Questa volta, infatti, in crisi con la moglie Maria alias Valentina Lodovini, è lui a passare dalla terra campana a Milano, dove, nel frattempo, si è definitivamente spostato anche Alberto insieme alla consorte Silvia, ancora una volta con le fattezze di Angela Finocchiaro e ora insofferente nei confronti delle polveri sottili e dell'ozono troposferico.
Ma anche la vita sentimentale di questi ultimi, con il marito accusato dalla moglie di trascurarla a causa del troppo lavoro, sembra prossima al disastro; man mano che Mattia impara da Alberto il senso di responsabilità e il secondo, invece, ritrova la leggerezza proprio grazie al supporto del primo.

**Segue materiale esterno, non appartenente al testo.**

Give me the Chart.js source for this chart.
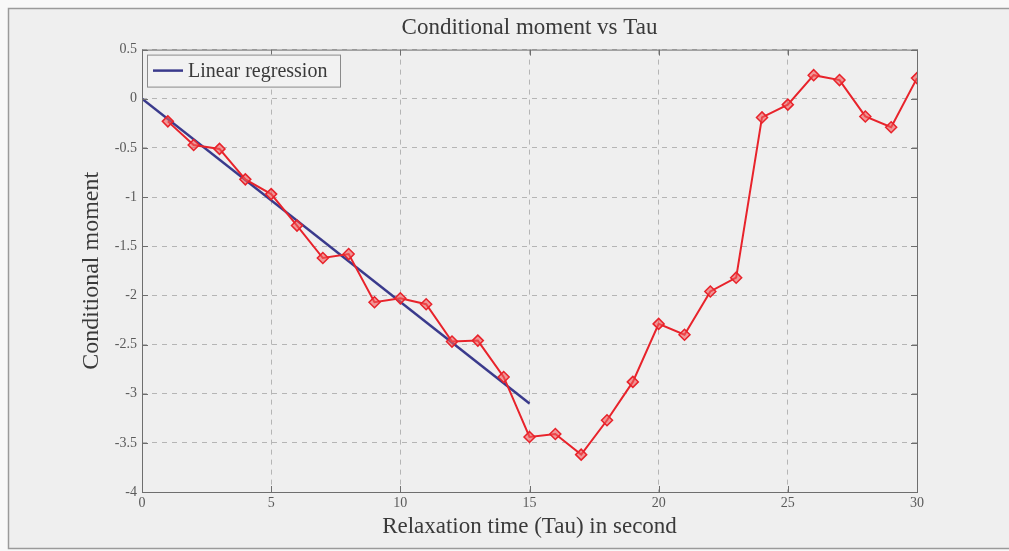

Benvenuti al Sud parte 2 o reboot?

Perché, se nella pellicola precedente assistevamo all'incontro tra Nord e Sud dello stivale tricolore, con il timoroso Alberto costretto in seguito a ricredersi di tutti i suoi pregiudizi nei confronti degli abitanti della Campania, in questo caso la situazione si ribalta trasformandosi in un impatto Sud-Nord, tanto che Mattia parte per la caotica e frenetica Milano "armato" di giubbotto fornito di fendinebbia e sciarpa duble fas (riportante da un lato i colori del Milan e dall'altro quelli dell'Inter!).
E, mentre troviamo coinvolti anche il veterano Paolo Rossi nel ruolo del mega-direttore e la Katia Follesa di Vacanze di Natale a Cortina in quello di una tassista, la sceneggiatura - a cura stavolta dello stesso regista e del Fabio Bonifacci autore degli script del dittico Lezioni di cioccolato - invita lo spettatore a ridere già a partire dai primissimi minuti di visione; soprattutto dal momento in cui si assiste al colloquio di lavoro di un non vedente.
Quindi, come vuole la tradizione dei migliori sequel, si ripete bene o male la struttura del capostipite, con l'unica differenza rientrante nel fatto che le situazioni affrontate sono questa volta raccontate ricorrendo a un punto di vista esattamente inverso.
Del resto, il segreto per conquistare realmente il pubblico del cinema popolare è nascosto nel saper riproporgli gli ingredienti del film che ha amato, modificandoli, però, dove necessario (ne sono un perfetto esempio serie come Venerdì 13 o, rimanendo in tema di risate, Fantozzi).
Quasi un altro remake del film di Boon, per intenderci, ma capace di divertire in non poche occasioni perché ben giocato e non limitato a ricopiare pedissequamente i predecessori; rispetto ai quali, anzi, introduce perfino elementi demenziali (si pensi al tentativo di rianimazione del pesce rosso o al cane che si esprime tramite nuvoletta da fumetti).
Senza dimenticare un pizzico d'indispensabile poesia, al servizio di circa 110 minuti di visione (non pochi, dunque) resi altamente godibili, come sempre, dalla dinamica regia di Miniero, tra i migliori narratori di commedie italiane su schermo d'inizio terzo millennio.
Anche se la morale volta a convincerci che il Nord dello stivale non sia "freddo" come si dice va interpretata di sicuro come una favola; nella stessa maniera in cui andava interpretata quella di Benvenuti al Sud, con la sua Campania "pulita" e abitata solo da persone oneste.

Benvenuti al Nord Prima si è andati dal Sud al Nord della Francia (Giù al Nord, 2008), poi dal Nord al Sud d’Italia (Benvenuti al Sud, 2010). Ora, sempre nello stivale, si procede in maniera inversa, passando dal Sud al Nord, quindi spostando il pensiero “facilone” d’impronta napoletana nel caotico e altamente preciso universo milanese; con le immaginabili, grottesche conseguenze. E l’insieme, rimanendo fedele alla precedente pellicola tricolore, funziona, capace ancora una volta di divertire più che sufficientemente e di tirare in ballo, quando necessario, l’amore e l’amicizia; fino ai titoli di coda accompagnati da Nel blu dipinto di blu riletta da Emma. Qualcuno potrà lamentare la troppa mancanza di originalità, ma, in fin dei conti, si tratta di un sequel, quindi, meglio rimanere su binari già collaudati che spostarsi bruscamente su nuovi... che il più delle volte finiscono solo per portare fuori strada.